Fig. 1. Matthew Wheelwright, a postgraduate student from the New Castle University (on the left) and Phillip Rispin, a curatorial assistant from the Manchester Museum (on the right), are sorting out lepidopteran specimens for scanning.

Colour is vitally important for many aspects of insect lives. It can help them to control their body temperature, or allow them to be recognised by members of their own species. The right body/wing colour can allow insects to blend into their environment in order to hide from predators. Another way in which colour can be used to escape predation is through giving a clear message to their potential predators that they are toxic, not edible or unpleasant tasting and should therefore be avoided. Such insects are usually brightly coloured, with a mixture of yellow/orange and black stripes and spots on their wings. This phenomenon is known as warning coloration (=aposematism). Some other species which occur in the same areas can also benefit from these warning signals by evolving to look like these not edible species; this phenomenon is known as mimicry.


Fig. 2. Butterflies and moths from the collection of the Manchester Museum sorted out for scanning by means of a hyperspectral camera.

The purpose of our study is two-fold. Firstly we want to find out what makes a good pattern of warning coloration and secondly to discover how closely a mimic must resemble a model having warning coloration (=aposematic model) in order to deceive predators into thinking that they are the same species. In order to do this, we need to know how these patterns look to predators (many of which have different visual systems to humans). We therefore take pictures of specimens from various collections from across the globe, including the entomology collection at the Manchester Museum (Fig. 2), using a hyperspectral camera (Fig. 3). This camera allows us to look at the exact colour spectrum of the specimens, including the amount of Ultraviolet (UV) reflected by them. The latter aspect is very important, as many predators, such as birds, can see in UV.


Fig. 3 A hyperspectral camera at work, scanning the Black Witch Moth (Ascalapha odorata) from the collection of the Manchester Museum.

We then used models of predator visual systems to quantitatively compare the colour and pattern of aposematic species to non-aposematic species and the patterns of mimics and models to predict how the predators could perceive them and therefore react to them. In other words, we try to see butterflies and moths through the eyes of insect predators and hope to find out whether insects that look aposematic to us (or their mimics) are seen in the same way by their predators.

Two images of the Orange Sulphur (Colias eurytheme) given below (Fig. 4) show how the butterfly appears to humans (on the left) and to a bird (on the right). Orange Sulphur looks iridescent under the UV, and the false colour image on the left contains the purple representing where the UV is the brightest and seen to birds. The image was kindly created for us by Olivier Penacchio of the University of St. Andrews.

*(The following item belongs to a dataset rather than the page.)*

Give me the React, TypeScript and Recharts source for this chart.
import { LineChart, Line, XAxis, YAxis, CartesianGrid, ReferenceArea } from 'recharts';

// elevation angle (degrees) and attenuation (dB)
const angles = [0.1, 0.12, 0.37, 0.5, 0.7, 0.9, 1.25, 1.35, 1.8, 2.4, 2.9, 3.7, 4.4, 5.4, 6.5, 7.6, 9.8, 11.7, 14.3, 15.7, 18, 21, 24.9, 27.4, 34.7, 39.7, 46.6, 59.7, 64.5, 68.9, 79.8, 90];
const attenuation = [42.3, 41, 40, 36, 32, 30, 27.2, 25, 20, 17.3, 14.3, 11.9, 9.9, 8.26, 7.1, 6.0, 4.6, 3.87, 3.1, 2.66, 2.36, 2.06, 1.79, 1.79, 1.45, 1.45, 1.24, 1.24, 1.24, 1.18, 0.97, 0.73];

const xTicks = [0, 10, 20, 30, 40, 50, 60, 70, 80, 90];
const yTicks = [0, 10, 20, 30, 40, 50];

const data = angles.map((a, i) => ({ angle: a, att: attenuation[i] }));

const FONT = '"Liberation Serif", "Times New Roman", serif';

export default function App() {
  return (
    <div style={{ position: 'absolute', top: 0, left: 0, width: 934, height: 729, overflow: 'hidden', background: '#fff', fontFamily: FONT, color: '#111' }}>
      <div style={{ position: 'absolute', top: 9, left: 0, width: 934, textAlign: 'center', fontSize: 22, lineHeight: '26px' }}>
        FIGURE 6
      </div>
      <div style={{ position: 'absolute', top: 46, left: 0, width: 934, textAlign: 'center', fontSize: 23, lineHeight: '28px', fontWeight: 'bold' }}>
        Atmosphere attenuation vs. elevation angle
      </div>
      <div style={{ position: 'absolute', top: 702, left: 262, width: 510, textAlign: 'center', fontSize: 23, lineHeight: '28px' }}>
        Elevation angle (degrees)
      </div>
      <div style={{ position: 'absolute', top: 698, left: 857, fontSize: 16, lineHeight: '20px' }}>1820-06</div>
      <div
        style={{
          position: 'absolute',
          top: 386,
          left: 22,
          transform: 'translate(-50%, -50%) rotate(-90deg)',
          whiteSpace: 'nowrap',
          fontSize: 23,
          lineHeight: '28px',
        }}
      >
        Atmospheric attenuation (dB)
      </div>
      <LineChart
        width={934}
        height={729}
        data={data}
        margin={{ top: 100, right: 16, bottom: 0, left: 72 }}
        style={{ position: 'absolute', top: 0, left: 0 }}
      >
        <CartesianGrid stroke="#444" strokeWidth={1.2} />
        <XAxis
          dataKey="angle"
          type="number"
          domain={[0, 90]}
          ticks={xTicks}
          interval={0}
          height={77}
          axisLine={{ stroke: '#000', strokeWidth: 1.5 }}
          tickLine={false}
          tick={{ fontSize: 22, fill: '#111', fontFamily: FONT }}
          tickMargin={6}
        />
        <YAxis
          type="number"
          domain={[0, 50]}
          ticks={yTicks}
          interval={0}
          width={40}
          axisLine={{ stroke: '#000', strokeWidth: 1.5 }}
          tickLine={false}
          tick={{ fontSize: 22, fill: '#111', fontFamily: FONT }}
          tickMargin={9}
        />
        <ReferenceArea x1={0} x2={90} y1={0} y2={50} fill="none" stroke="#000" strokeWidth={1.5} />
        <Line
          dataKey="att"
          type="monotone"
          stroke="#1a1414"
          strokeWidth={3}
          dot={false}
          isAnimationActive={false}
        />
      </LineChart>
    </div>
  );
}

Fig. 4. Two views of Orange Sulphur (Colias eurytheme): left – as seen by a human; right – as could be seen by a bird (contains the purple representing where the UV is the brightest). © Olivier Penacchio

Such research project would be impossible without access to museum specimens from large entomological collections such as that of the Manchester Museum. So we would like to take this opportunity to thank Dr Dmitri Logunov and Phil Rispin for their assistance and generosity with the loan of some specimens.